A week after announcing his run to unseat incumbent Mayor Michelle Wu, Kraft released details of his housing platform, which is designed to accelerate the pace of new construction and control housing costs.
The voluntary rent stabilization proposal would offer small landlords property tax breaks in exchange for limits on rent increases.
Wu failed to gain legislative support for her 2023 rent stabilization proposal. That proposal capped rent increases at 6 to 10 percent annually, tied to the Consumer Price Index, but exempted properties completed in the past 15 years, or with fewer than seven units.
To qualify under Kraft’s proposed plan, landlords would be required to cap annual rent hikes at the Consumer Price Index plus 5 percent, at a maximum of 10 percent per year, for 10 years in exchange for a 20-percent reduction in property taxes.
The program also has guidelines for renters: only households earning 200 percent or less of the area median income would be eligible. That equates to a combined income of $261,200 for a two-person household.
A city-maintained registry of rent-controlled units would enable renters to contact landlords directly, bypassing brokers amid a growing debate over legislation to ban tenant-paid broker fees.
Kraft’s rent control proposal is part of a larger housing platform released today that also seeks to jumpstart construction of approved projects and make development more financially feasible.
It would roll back the minimum percentage of income-restricted units required in approved-but-stalled developments to 13 percent, the minimum required from 2015 until the Wu administration pushed through an increase in 2023. Real estate industry groups opposed the increase at the time, predicting it would make projects even harder to finance amid cost and interest rate increases. A press release from Kraft’s campaign called the move “a one-time reset.”
However, Kraft would change the pricing requirements for those affordable units. Under his plan, the city would require one-third of affordable units be set aside for people making 60 percent of area median income (AMI), one-third for renters at 90 percent of AMI and one-third at 120 percent of AMI. The changes, Kraft’s campaign claimed, would make it easier for developers to afford to include the units
“Having so many permitted projects continue to sit on the shelf generates no new housing, no new jobs, and no new tax revenue. My plan will change that,” Kraft said in a statement disclosing the plan’s details.
While the Wu administration’s IDP increase didn’t take effect until last year, to give developers time to adapt to construction cost hikes caused by the COVID-19 pandemic. Numerous developments proposed over the last two years, however, pledged to meet the new targets.
The issue of housing production has been growing in importance for city leaders in recent years.
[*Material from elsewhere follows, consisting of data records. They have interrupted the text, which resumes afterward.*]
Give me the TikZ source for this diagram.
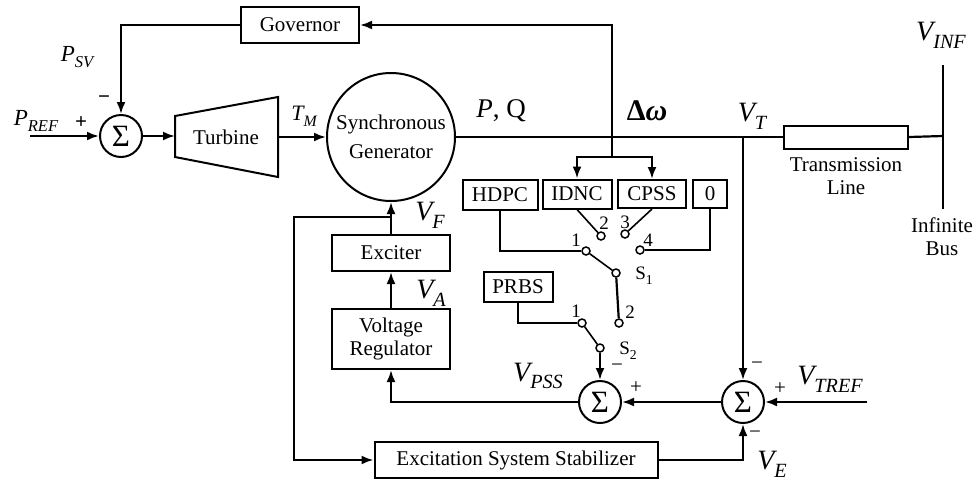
\documentclass[tikz,border=0pt]{standalone}
\usepackage{fontspec}
\setmainfont{Liberation Serif}
\usetikzlibrary{arrows.meta}

% lowered, smaller subscript for the signal names
\newcommand{\sub}[1]{\raisebox{-0.28em}{\scalebox{0.72}{#1}}}

\begin{document}
\begin{tikzpicture}[x=1pt, y=-1pt,
    font=\fontsize{21}{23}\selectfont,
    wire/.style={line width=2.2pt},
    thinwire/.style={line width=1.6pt},
    arw/.style={line width=2.2pt, -{Latex[length=12pt,width=9pt]}},
    blk/.style={draw, line width=2pt, minimum height=36pt, inner sep=0pt, align=center},
    sumnode/.style={draw, circle, line width=2pt, minimum size=42pt, inner sep=0pt,
        font=\fontsize{31}{31}\selectfont},
    contact/.style={draw, circle, fill=white, line width=1.5pt, minimum size=8pt, inner sep=0pt},
    sig/.style={font=\fontsize{28}{30}\selectfont\itshape, inner sep=0pt},
    sgn/.style={font=\fontsize{21}{21}\selectfont, inner sep=0pt},
    num/.style={font=\fontsize{19}{19}\selectfont, inner sep=0pt}]
    \useasboundingbox (0,0) rectangle (974,480);

    % Define the blocks
    \node[blk, minimum width=118pt] (gov) at (300,25) {Governor};
    \node[sumnode] (sum1) at (121,136) {Σ};
    \node (turb) at (226,137) {Turbine};
    \node[draw, circle, line width=2pt, minimum size=128pt, inner sep=0pt, align=center,
        font=\fontsize{21}{29}\selectfont] (gen) at (391,137) {Synchronous\\Generator};
    \node[blk, minimum width=118pt] (exc) at (391,253) {Exciter};
    \node[blk, minimum width=118pt, minimum height=60pt] (vr) at (391,339) {Voltage\\Regulator};
    \node[blk, minimum width=283pt] (ess) at (516,460) {Excitation System Stabilizer};
    \node[sumnode] (sum2) at (600,402) {Σ};
    \node[sumnode] (sum3) at (743,402) {Σ};
    \node[draw, line width=2pt, minimum width=124pt, minimum height=23pt] (tl) at (846,137) {};
    \node[align=center] (tltext) at (846,176) {Transmission\\Line};
    \node[align=center] (bustext) at (942,237) {Infinite\\Bus};

    % Define the controller blocks and the switches
    \node[blk, minimum width=75pt, minimum height=30pt] (hdpc) at (500,195) {HDPC};
    \node[blk, minimum width=69pt, minimum height=29pt] (idnc) at (577,194) {IDNC};
    \node[blk, minimum width=68pt, minimum height=28pt] (cpss) at (652,194) {CPSS};
    \node[blk, minimum width=34pt, minimum height=28pt] (zero) at (710,194) {0};
    \node[blk, minimum width=69pt, minimum height=30pt] (prbs) at (518,287) {PRBS};
    \node[contact] (c11) at (586,251) {};
    \node[contact] (c12) at (601,236) {};
    \node[contact] (c13) at (625,234) {};
    \node[contact] (c14) at (640,250) {};
    \node[contact] (p1) at (616,273) {};
    \node[contact] (c21) at (582,323) {};
    \node[contact] (c22) at (619,323) {};
    \node[contact] (p2) at (600,348) {};

    % Define the free ends and the branch points
    \coordinate (pref) at (30,136);
    \coordinate (vtref) at (867,402);
    \coordinate (dw) at (612,157);
    \coordinate (vt) at (743,137);
    \coordinate (vf) at (391,217);
    \coordinate (fb) at (294,217);

    % Turbine
    \draw[line width=2pt] (175,116) -- (278,97) -- (278,177) -- (175,157) -- cycle;

    % Draw the mechanical loop
    \draw[arw] (pref) -- (sum1.west);
    \draw[arw] (sum1.east) -- (175,136);
    \draw[arw] (278,137) -- (gen.west);
    \draw[arw] (gov.west) -| (sum1.north);
    \draw[arw] (dw) |- (gov.east);
    \draw[arw] (dw) -| (idnc.north);
    \draw[arw] (dw) -| (cpss.north);

    % Draw the network side
    \draw[wire] (gen.east) -- (tl.west);
    \draw[wire] (tl.east) -- (943,136);
    \draw[line width=1.6pt] (943,65) -- (943,209);
    \draw[arw] (vt) -- (sum3.north);
    \draw[arw] (vtref) -- (sum3.east);
    \draw[arw] (sum3.west) -- (sum2.east);
    \draw[arw] (ess.east) -| (sum3.south);

    % Draw the excitation loop
    \draw[arw] (sum2.west) -| (vr.south);
    \draw[arw] (vr.north) -- (exc.south);
    \draw[arw] (exc.north) -- (gen.south);
    \draw[arw] (vf) -- (fb) |- (ess.west);

    % Draw the switches
    \draw[wire] (hdpc.south) |- (c11);
    \draw[thinwire] (idnc.south) -- (c12);
    \draw[thinwire] (cpss.south) -- (c13);
    \draw[wire] (zero.south) |- (c14);
    \draw[thinwire] (c11) -- (p1);
    \draw[wire] (p1) -- (c22);
    \draw[wire] (prbs.south) |- (c21);
    \draw[thinwire] (c21) -- (p2);
    \draw[arw] (p2) -- (sum2.north);

    % Place the switch labels
    \node[num] at (576,240) {1};
    \node[num] at (604,223) {2};
    \node[num] at (625,222) {3};
    \node[num] at (648,240) {4};
    \node[num] at (644,276) {S\sub{1}};
    \node[num] at (630,312) {2};
    \node[num] at (576,311) {1};
    \node[num] at (628,351) {S\sub{2}};

    % Place the signs at the summing points
    \node[sgn, font=\fontsize{21}{21}\selectfont\bfseries] at (81,123) {+};
    \node[sgn, font=\fontsize{21}{21}\selectfont\bfseries] at (104,100) {−};
    \node[sgn] at (617,368) {−};
    \node[sgn] at (636,388) {+};
    \node[sgn] at (757,366) {−};
    \node[sgn] at (780,389) {+};
    \node[sgn] at (755,435) {−};

    % Place the signal names
    \node[sig, font=\fontsize{23}{25}\selectfont\itshape] at (36,121) {P\sub{REF}};
    \node[sig, font=\fontsize{23}{25}\selectfont\itshape] at (77,57) {P\sub{SV}};
    \node[sig, font=\fontsize{22}{24}\selectfont\itshape] at (304,116) {T\sub{M}};
    \node[sig, font=\fontsize{27}{29}\selectfont] at (501,111) {\textit{P}, Q};
    \node[sig, font=\fontsize{30}{32}\selectfont\bfseries] at (647,111) {Δ\textit{ω}};
    \node[sig] at (752,116) {V\sub{T}};
    \node[sig] at (941,35) {V\sub{INF}};
    \node[sig] at (430,215) {V\sub{F}};
    \node[sig] at (431,293) {V\sub{A}};
    \node[sig] at (538,376) {V\sub{PSS}};
    \node[sig] at (830,379) {V\sub{TREF}};
    \node[sig] at (772,464) {V\sub{E}};
\end{tikzpicture}
\end{document}
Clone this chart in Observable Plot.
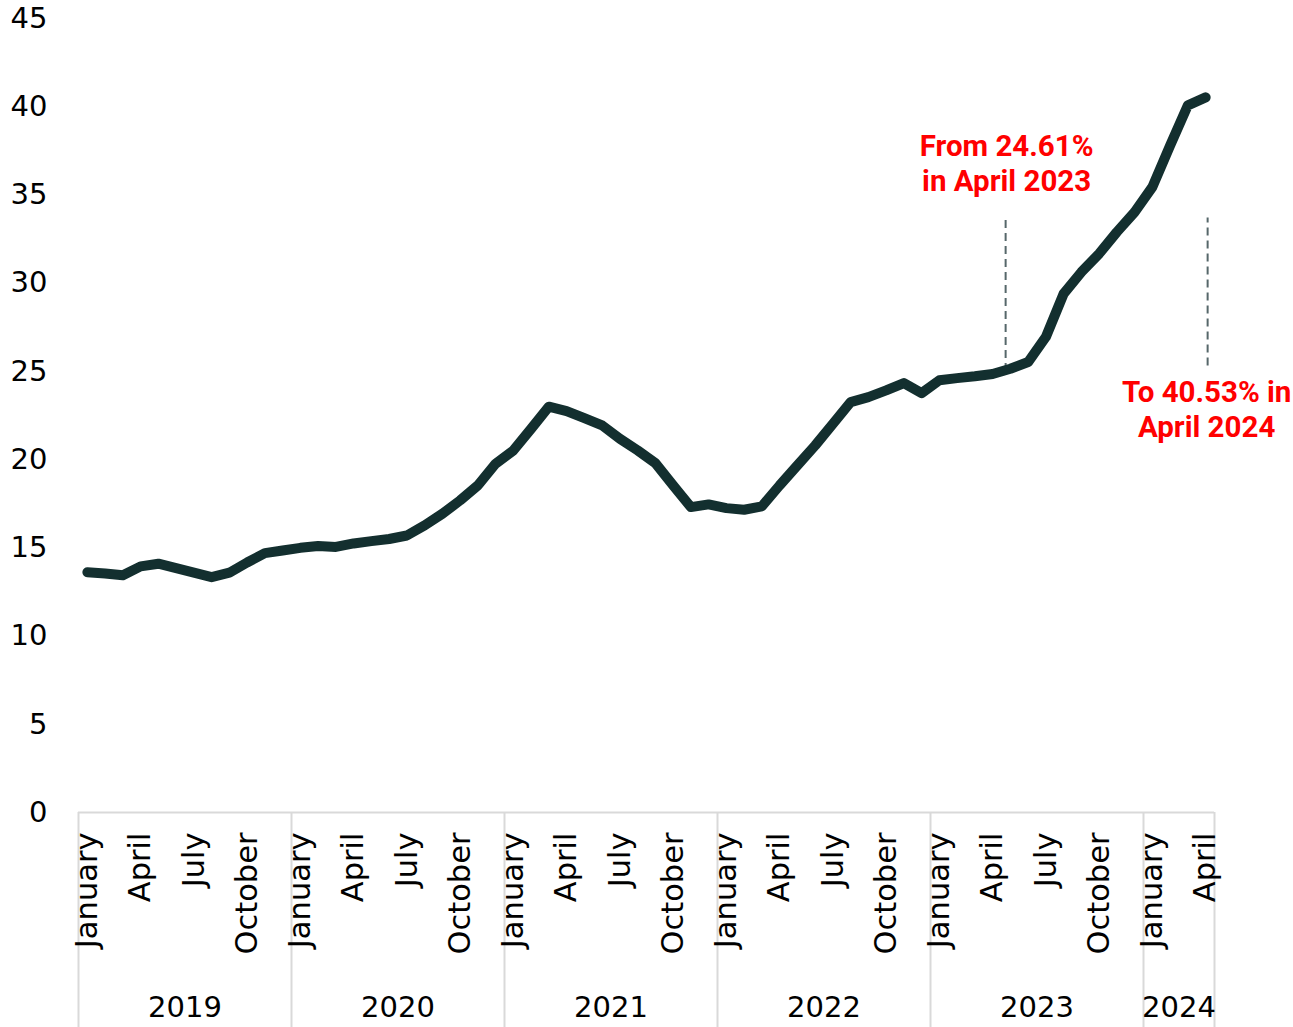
<!DOCTYPE html>
<html>
<head>
<meta charset="utf-8">
<script src="https://cdn.jsdelivr.net/npm/d3@7"></script>
<script src="https://cdn.jsdelivr.net/npm/@observablehq/plot@0.6"></script>
<style>
  html, body { margin: 0; padding: 0; background: #ffffff; }
  #chart { width: 1293px; height: 1027px; }
</style>
</head>
<body>
<div id="chart"></div>
<script>
// ---- data ----
const years = [2019, 2020, 2021, 2022, 2023, 2024];
const monthTickNames = ["January", "April", "July", "October"];
const monthTickOffsets = [0, 3, 6, 9];
const yTicks = [0, 5, 10, 15, 20, 25, 30, 35, 40, 45];

const rate2019 = [13.62, 13.55, 13.45, 13.95, 14.10, 13.85, 13.60, 13.34, 13.59, 14.17, 14.70, 14.85];
const rate2020 = [15.00, 15.10, 15.05, 15.25, 15.38, 15.50, 15.70, 16.27, 16.93, 17.69, 18.54, 19.77];
const rate2021 = [20.52, 21.75, 23.00, 22.75, 22.35, 21.94, 21.18, 20.52, 19.80, 18.54, 17.31, 17.46];
const rate2022 = [17.25, 17.16, 17.35, 18.54, 19.67, 20.80, 22.03, 23.26, 23.54, 23.92, 24.34, 23.77];
const rate2023 = [24.50, 24.62, 24.72, 24.85, 25.15, 25.53, 26.95, 29.40, 30.63, 31.67, 32.90, 34.03];
const rate2024 = [35.45, 37.80, 40.08, 40.53];

const annotationFrom = "From 24.61%\nin April 2023";
const annotationTo = "To 40.53% in\nApril 2024";

// ---- derived tables ----
const rateByYear = [rate2019, rate2020, rate2021, rate2022, rate2023, rate2024];
const series = [];
rateByYear.forEach((arr, yi) => arr.forEach((v, m) => series.push({i: yi * 12 + m, v})));
const n = series.length;

const monthTicks = [];
const monthName = new Map();
years.forEach((y, yi) => monthTickOffsets.forEach((m, k) => {
  const idx = yi * 12 + m;
  if (idx < n) { monthTicks.push(idx); monthName.set(idx, monthTickNames[k]); }
}));

const yearCenters = [];
const yearName = new Map();
const yearBounds = [-0.5];
years.forEach((y, yi) => {
  const s = yi * 12, e = Math.min(s + 12, n);
  const c = (s + e - 1) / 2;
  yearCenters.push(c); yearName.set(c, String(y));
  yearBounds.push(e - 0.5);
});

const aprIdx2023 = 4 * 12 + 3;
const aprIdx2024 = 5 * 12 + 3;

const FONT = "'Century Gothic', 'DejaVu Sans', sans-serif";
const GRID = "#d9d9d9";
const DASH = "#56676a";

const chart = Plot.plot({
  width: 1293,
  height: 1027,
  marginLeft: 78,
  marginRight: 79,
  marginTop: 18,
  marginBottom: 215,
  style: {fontFamily: FONT, fontSize: "29px", color: "#000", background: "#fff", overflow: "visible"},
  x: {type: "linear", domain: [-0.5, n - 0.5]},
  y: {domain: [0, 45]},
  marks: [
    Plot.axisY(yTicks, {tickSize: 0, tickPadding: 31, label: null, fill: "#000"}),
    Plot.ruleY([0], {stroke: GRID, strokeWidth: 2}),
    Plot.axisX(yearBounds, {tickSize: 215, tickFormat: () => "", stroke: GRID, strokeWidth: 2, label: null}),
    Plot.axisX(monthTicks, {tickSize: 0, tickPadding: 20, tickRotate: -90, fontSize: 30.5, tickFormat: d => monthName.get(d), label: null, fill: "#000"}),
    Plot.axisX(yearCenters, {tickSize: 0, tickPadding: 184, tickFormat: d => yearName.get(d), label: null, fill: "#000"}),
    Plot.ruleX([aprIdx2023], {y1: 25.0, y2: 33.7, dx: 13, stroke: DASH, strokeWidth: 2, strokeDasharray: "8,5"}),
    Plot.ruleX([aprIdx2024], {y1: 25.3, y2: 33.7, dx: 2, stroke: DASH, strokeWidth: 2, strokeDasharray: "8,5"}),
    Plot.line(series, {x: "i", y: "v", stroke: "#132f2f", strokeWidth: 10, strokeLinecap: "round", strokeLinejoin: "round"}),
    Plot.text([annotationFrom], {x: aprIdx2023, y: 36.87, dx: 14, text: d => d, fill: "#ff0000", fontWeight: "bold", fontSize: 29.5, fontFamily: "Roboto, sans-serif", lineHeight: 1.2, textAnchor: "middle", lineAnchor: "middle"}),
    Plot.text([annotationTo], {x: aprIdx2024, y: 22.93, dx: 1, text: d => d, fill: "#ff0000", fontWeight: "bold", fontSize: 29.5, fontFamily: "Roboto, sans-serif", lineHeight: 1.2, textAnchor: "middle", lineAnchor: "middle"})
  ]
});
document.getElementById("chart").appendChild(chart);
</script>
</body>
</html>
Wu considered, then rejected a tax break for housing developers as too costly, last year. Then, in September, she announced creation of a $100 million fund to help developers of mixed-income housing complete financing for stalled projects. The administration has said it’s also open to letting developers build affordable units off-site or pay into an affordable housing fund in lieu of including affordable units in their buildings.